|Michael Bacall, Edgar Wright
|Michael Cera, Mary Elizabeth Winstead, Kieran Culkin, Chris Evans, Anna Kendrick, Alison Pill, Brandon Routh, Jason Schwartzman
|August 12, 2010
|A (the equivalent of 7,000,000,000 points)
About half way through this film, I realised I had let my guard down. I was having too much fun. My critic’s hat had fallen off. I wondered if I should be looking for flaws. Were some jokes overdone? Did they go too far with the fast-paced editing? Who might not like a film such as this?
I quickly pushed those thoughts to the back of my mind. This moment was not to be ruined. Scott Pilgrim Vs. The World had tapped into my warped sense of humour and wasn’t letting go. Laughing out loud and sitting in a packed cinema – it reminded me once again of why I love movies.
Many will already be familiar with the works of 36-year-old English director Edgar Wright. He burst onto the scene with Shaun Of The Dead in 2004 and followed up with Hot Fuzz in 2007. Both are spoof comedies and both developed a cult-like following.
With Scott Pilgrim Vs. The World, Wright has taken on his most challenging assignment yet. The film is based on the comic book series from Bryan Lee O’Malley which has a small, yet devoted fan base. Wright’s dilemma is that he has to (1) satisfy the exceedingly high expectations of those who have read the books, whilst (2) making something commercial enough to lure the other 99.9% of the population.
Having left the cinema with a beaming smile on my face, I can safely declare that Wright had ticked both boxes. I preface that comment by acknowledging that some will hate it. There were a few walk-outs during the preview I attended. I guess they weren’t amused by the funny video game references and Wright’s “attention-deficit” style of filmmaking (where a million things are happening at once).
As the title promises, the story centres on 23-year-old Scott Pilgrim. He lives in a tiny apartment, he plays the guitar is a crummy band and he hasn’t had a girlfriend in over a year. I realise Michael Cera (Superbad, Juno) has a very limited range as an actor but he’s the perfect person for this role. With his breaking voice, awkward one-liners and dopey-looking facial expressions, Cera makes it look “cool” to be a “nerd”.
Scott’s eyes are transfixed on a girl by the name of Ramona Flowers (Winstead). The only way he can win her heart is to defeat her seven evil “exes”. They will each come after Scott and challenge him to a duel. He must find their weaknesses, take them down and proceed to the next level.

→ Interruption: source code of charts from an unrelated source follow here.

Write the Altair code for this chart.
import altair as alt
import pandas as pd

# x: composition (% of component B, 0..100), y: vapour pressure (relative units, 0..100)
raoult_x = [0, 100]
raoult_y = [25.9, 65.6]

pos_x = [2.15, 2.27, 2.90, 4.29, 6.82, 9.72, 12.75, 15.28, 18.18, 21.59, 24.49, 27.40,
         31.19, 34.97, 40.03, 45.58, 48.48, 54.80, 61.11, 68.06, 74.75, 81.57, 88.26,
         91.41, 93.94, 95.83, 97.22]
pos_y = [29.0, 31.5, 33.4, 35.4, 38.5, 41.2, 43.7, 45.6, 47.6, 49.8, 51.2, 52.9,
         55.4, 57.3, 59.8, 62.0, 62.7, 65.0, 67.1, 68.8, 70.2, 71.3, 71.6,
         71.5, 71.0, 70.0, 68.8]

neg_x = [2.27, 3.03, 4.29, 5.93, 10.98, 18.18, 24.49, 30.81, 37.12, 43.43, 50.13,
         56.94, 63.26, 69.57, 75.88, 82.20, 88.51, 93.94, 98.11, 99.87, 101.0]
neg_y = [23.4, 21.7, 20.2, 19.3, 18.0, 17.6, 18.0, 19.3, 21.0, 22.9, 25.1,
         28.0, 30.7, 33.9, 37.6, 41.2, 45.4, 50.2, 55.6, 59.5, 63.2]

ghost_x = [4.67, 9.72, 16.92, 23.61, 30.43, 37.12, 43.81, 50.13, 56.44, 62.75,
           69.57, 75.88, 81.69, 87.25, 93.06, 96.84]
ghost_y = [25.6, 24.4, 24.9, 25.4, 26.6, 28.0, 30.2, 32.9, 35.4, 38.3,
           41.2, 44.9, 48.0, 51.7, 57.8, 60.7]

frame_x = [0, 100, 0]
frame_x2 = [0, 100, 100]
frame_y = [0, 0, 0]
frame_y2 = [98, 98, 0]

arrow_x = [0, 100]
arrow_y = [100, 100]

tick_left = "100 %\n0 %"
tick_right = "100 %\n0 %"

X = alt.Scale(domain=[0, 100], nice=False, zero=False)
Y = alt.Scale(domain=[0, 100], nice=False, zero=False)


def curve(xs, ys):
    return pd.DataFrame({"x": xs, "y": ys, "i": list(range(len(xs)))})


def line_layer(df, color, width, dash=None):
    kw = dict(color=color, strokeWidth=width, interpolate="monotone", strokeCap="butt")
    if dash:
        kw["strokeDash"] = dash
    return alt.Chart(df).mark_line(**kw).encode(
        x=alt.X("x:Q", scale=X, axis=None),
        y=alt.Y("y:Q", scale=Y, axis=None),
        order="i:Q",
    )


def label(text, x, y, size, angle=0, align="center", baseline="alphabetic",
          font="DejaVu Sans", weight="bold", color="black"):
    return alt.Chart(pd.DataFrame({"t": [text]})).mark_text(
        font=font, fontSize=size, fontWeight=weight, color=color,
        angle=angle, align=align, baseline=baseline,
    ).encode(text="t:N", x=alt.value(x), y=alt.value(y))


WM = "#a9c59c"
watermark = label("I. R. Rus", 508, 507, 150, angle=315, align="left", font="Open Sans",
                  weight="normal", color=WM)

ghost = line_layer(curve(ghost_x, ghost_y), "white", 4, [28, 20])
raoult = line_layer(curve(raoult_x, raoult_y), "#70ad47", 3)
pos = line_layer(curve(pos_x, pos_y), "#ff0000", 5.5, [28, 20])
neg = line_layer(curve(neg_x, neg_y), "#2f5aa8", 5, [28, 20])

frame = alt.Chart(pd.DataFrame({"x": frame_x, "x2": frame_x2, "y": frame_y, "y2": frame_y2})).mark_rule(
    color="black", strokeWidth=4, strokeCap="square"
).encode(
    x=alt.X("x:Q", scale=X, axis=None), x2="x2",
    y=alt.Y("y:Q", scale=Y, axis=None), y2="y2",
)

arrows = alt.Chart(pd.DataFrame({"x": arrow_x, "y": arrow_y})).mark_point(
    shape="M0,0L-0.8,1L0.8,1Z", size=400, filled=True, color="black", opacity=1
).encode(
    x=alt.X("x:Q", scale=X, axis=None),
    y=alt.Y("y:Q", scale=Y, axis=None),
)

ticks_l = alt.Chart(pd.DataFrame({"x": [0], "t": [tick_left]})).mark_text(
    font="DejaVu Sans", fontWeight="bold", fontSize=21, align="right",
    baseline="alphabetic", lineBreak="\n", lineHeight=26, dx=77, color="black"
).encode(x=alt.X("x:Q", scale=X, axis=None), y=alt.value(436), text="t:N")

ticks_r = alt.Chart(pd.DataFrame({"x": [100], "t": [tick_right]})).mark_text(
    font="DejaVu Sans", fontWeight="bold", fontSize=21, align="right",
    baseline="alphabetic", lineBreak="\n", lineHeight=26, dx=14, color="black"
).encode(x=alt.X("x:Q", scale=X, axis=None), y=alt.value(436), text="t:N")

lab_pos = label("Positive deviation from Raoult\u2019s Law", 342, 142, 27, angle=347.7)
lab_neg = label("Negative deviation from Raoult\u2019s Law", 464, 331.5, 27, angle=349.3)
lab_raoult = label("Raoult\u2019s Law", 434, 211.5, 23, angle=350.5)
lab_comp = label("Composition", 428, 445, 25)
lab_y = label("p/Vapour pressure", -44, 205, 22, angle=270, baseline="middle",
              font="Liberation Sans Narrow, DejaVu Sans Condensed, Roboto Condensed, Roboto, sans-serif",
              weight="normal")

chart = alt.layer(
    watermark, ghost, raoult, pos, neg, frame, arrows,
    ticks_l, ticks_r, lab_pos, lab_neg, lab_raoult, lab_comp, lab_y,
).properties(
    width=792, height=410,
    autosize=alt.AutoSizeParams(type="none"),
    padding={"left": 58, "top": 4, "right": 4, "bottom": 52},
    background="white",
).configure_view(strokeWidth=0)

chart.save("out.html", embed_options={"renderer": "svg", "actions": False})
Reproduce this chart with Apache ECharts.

If this sounds like an arcade game… then yes, you are right. Please collect 1,000 bonus points. Wright has used an arsenal of specials effects to construct a world which pays tribute to iconic video games. You’ll realise this within seconds of seeing the Universal logo at the start. It sets the tone for what is to follow – inspired visuals with creative editing. The sound effects are great too.
I’ve already paid homage to Michael Cera but the whole cast is fantastic. Kieran Culkin (Igby Goes Down) gets the most laughs as Scott’s gay flatmate. Followers of Chris Evans, Brandon Routh and Jason Schwartzman will also have much to like.
You should realise by now that this is MY kind of movie. It’s cute, it’s funny and it’s original. One of the year’s best!